Patients who need blood tests in Redbridge and Havering can expect long waits until mid-January as the local NHS struggles to cope with a huge backlog caused by Covid.

A “serious incident” was declared last month as patients faced waiting months for tests, following the decision to stop offering them at local hospitals, except for in-patients.

Those needing tests, including cancer patients and diabetics, were forced to go to a dwindling number of over-stretched community clinics, with many directed as far as Loughton.

A spokesperson for the clinical commissioning group (CCG) which decides how NHS money is spent in Redbridge and Havering said patients still face waits of up to 16 weeks.

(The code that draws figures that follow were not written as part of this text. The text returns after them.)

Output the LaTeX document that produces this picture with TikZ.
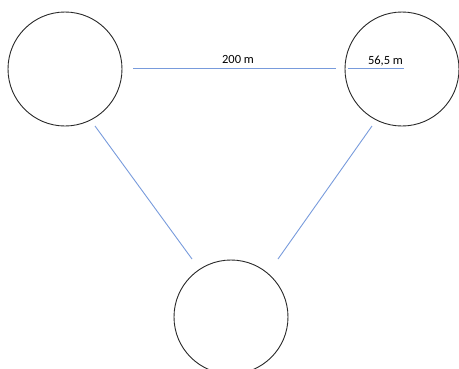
\documentclass[tikz,border=0pt]{standalone}
\usepackage{fontspec}
\setmainfont{Carlito}
\definecolor{linkblue}{RGB}{120,155,220}
\definecolor{ringgray}{RGB}{40,40,40}
\begin{document}
\begin{tikzpicture}[x=1pt,y=-1pt,
  ring/.style={circle,draw=ringgray,line width=0.9pt,minimum size=114pt,inner sep=0pt},
  link/.style={draw=linkblue,line width=0.9pt},
  lbl/.style={font=\fontsize{12.5}{15}\selectfont,anchor=base,inner sep=0pt}]
\useasboundingbox (0,0) rectangle (459,368);
\node[ring] (A) at (65,69) {};
\node[ring] (B) at (402,69) {};
\node[ring] (C) at (231,317) {};
\coordinate (h1) at (133,68.5);
\coordinate (h2) at (336,68.5);
\coordinate (r1) at (348,68.5);
\coordinate (r2) at (404,68.5);
\coordinate (l1) at (95,126);
\coordinate (l2) at (192,259);
\coordinate (m1) at (372,126);
\coordinate (m2) at (278,259);
\draw[link] (h1) -- (h2);
\draw[link] (r1) -- (r2);
\draw[link] (l1) -- (l2);
\draw[link] (m1) -- (m2);
\node[lbl] (t1) at (238,63) {200 m};
\node[lbl] (t2) at (385.5,64) {56,5 m};
\end{tikzpicture}
\end{document}
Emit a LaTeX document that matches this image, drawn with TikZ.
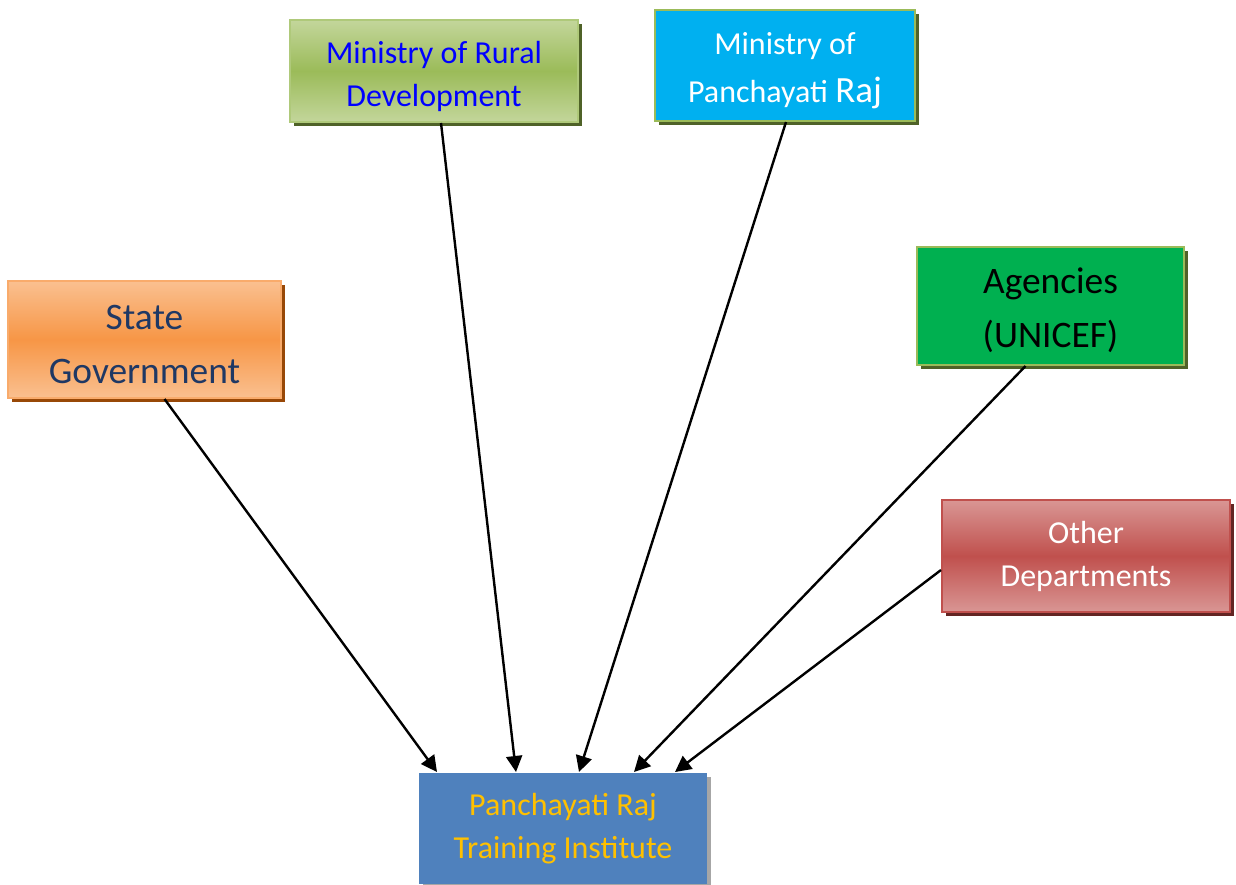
\documentclass[tikz,border=0pt]{standalone}
\usepackage{fontspec}
\setmainfont{Carlito}
\usetikzlibrary{shadows,arrows.meta,calc}
\definecolor{olivelight}{HTML}{C3D69B}
\definecolor{olivemid}{HTML}{9BBB59}
\definecolor{oliveshade}{HTML}{4F6228}
\definecolor{skyblue}{HTML}{00B0F0}
\definecolor{leafgreen}{HTML}{00B050}
\definecolor{orangelight}{HTML}{FAC090}
\definecolor{orangemid}{HTML}{F79646}
\definecolor{orangeshade}{HTML}{984807}
\definecolor{redlight}{HTML}{D99694}
\definecolor{redmid}{HTML}{C0504D}
\definecolor{redshade}{HTML}{632523}
\definecolor{steelblue}{HTML}{4F81BD}
\definecolor{goldtext}{HTML}{FFC000}
\definecolor{navytext}{HTML}{1F3864}
\newcommand\lift[1]{\rule{0pt}{#1}}

\begin{document}
\begin{tikzpicture}[x=0.5pt, y=-0.5pt, >={Triangle[length=8pt,width=8pt]},
  box/.style={draw, line width=1pt, align=center, inner sep=0pt},
  small/.style={font=\fontsize{16}{21.5}\selectfont},
  big/.style={font=\fontsize{18.7}{27}\selectfont},
  shade/.style={drop shadow={shadow xshift=2pt, shadow yshift=-2pt, opacity=1, fill=#1}},
  link/.style={->, line width=1.2pt}]
\useasboundingbox (0,0) rectangle (1236,884);
% sources:
\node (rural) at (434,71) [box, shade=oliveshade, draw=olivemid!80!white, top color=olivelight, bottom color=olivelight, middle color=olivemid, minimum width=144pt, minimum height=51pt, small, text=blue] {\lift{16.5pt}Ministry of Rural\\Development};
\node (mopr) at (785,65.5) [box, shade=oliveshade, draw=olivemid, fill=skyblue, minimum width=130pt, minimum height=55.5pt, text=white, font=\fontsize{16}{24}\selectfont] {\lift{16.5pt}Ministry of\\Panchayati {\fontsize{18.5}{24}\selectfont Raj}};
\node (state) at (144.5,339.5) [box, shade=orangeshade, draw=orangemid!80!white, top color=orangelight, bottom color=orangelight, middle color=orangemid, minimum width=136.5pt, minimum height=58.5pt, big, text=navytext] {\lift{17.5pt}State\\Government};
\node (agency) at (1050.5,306) [box, shade=oliveshade, draw=olivemid, fill=leafgreen, minimum width=133.5pt, minimum height=59pt, big, text=black] {\lift{17.5pt}Agencies\\(UNICEF)};
\node (other) at (1086,556) [box, shade=redshade, draw=redmid, top color=redlight, bottom color=redlight, middle color=redmid, minimum width=144pt, minimum height=56pt, small, text=white] {Other\\Departments};
% target:
\node (prti) at (563,828.5) [box, shade=gray!70, draw=none, fill=steelblue, minimum width=144pt, minimum height=55.5pt, small, text=goldtext] {Panchayati Raj\\Training Institute};
% arrows into the institute:
\draw[link] ($(state.south)+(20,0)$) -- ($(prti.north west)+(19,0)$);
\draw[link] ($(rural.south)+(7,0)$) -- ($(prti.north west)+(98,0)$);
\draw[link] ($(mopr.south)+(1,0)$) -- ($(prti.north west)+(161,0)$);
\draw[link] ($(agency.south)+(-25,0)$) -- ($(prti.north west)+(216,0)$);
\draw[link] ($(other.west)+(0,14)$) -- ($(prti.north west)+(257,0)$);
\end{tikzpicture}
\end{document}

Read more: Redbridge patients 'fainted' in queue for blood tests at overstretched clinic

Redbridge Council’s health scrutiny committee criticised the handling of the crisis last night (November 5), particularly how decisions were made without consulting the council.

Cllr Beverley Brewer (Lab, South Woodford) said: “I have to ask how things were allowed to get to such a bad position.

“If the CCG were taking things ‘very seriously’, why did they allow 18-week waits to develop in the first place?”

Committee chair Cllr Neil Zammett (Lab, Goodmayes) added: “I do not understand why (the hospitals) were allowed to pull the plug on their (blood testing) service.

“It must have been obvious to everyone that, if they did, they were going to create a crisis.

“We do need to make sure the people who made these decisions are held to account and that they are not made in future. How much more do they have to close before somebody steps in?”

Backlog almost halved in two weeks

CCG director Tracey Welsh said Redbridge and Havering were worse affected by the pandemic than other parts of east London because there is less funding for primary care in GPs.

She said: “Services, in essence, closed down for a number of months due to Covid-19. It does not take long for a backlog to build up.

“In the past two weeks, (that backlog has reduced) from more than 40,000 to just over 25,000.”

She added that patients with “urgent tests”, such as those for people with suspected cancer, received them within two weeks, with many tested within one week.

She said the serious incident was declared “purely to be able to get system support” from NHS England, which is being used to add staff and open extra sites, including “super clinics” on weekends and evenings.

The new sites are opening in South Woodford, Hainault and Seven Kings and will stay open until “at least April 1” next year.

Read more: Two hospitals recorded more than a third of all Covid deaths in London last week

The CCG is also temporarily shutting sites with waits of more than 18 weeks to stop patients waiting months when they could be tested faster somewhere else. It has only had to close one clinic for this reason so far.

Cathay Turland, CEO of scrutiny body Healthwatch Redbridge, said the closures were “sensible” but that some patients are “very frightened of travelling” given their risk from Covid.

Another concern was raised after patients from the west of Redbridge reported being refused blood tests by Leytonstone doctors because Redbridge’s CCG “had not paid their bills”.

Heather Noble, medical director for Waltham Forest’s NHS Trust, said they “apologise unreservedly for that”, confirming the claim was untrue.

She said: “My best guess is that there was idle gossip that someone picked up as truth. It was completely unprofessional to say. Even if it was true, they should not have said it.”

An investigation into whether any patients were harmed by the delay in blood tests is currently underway.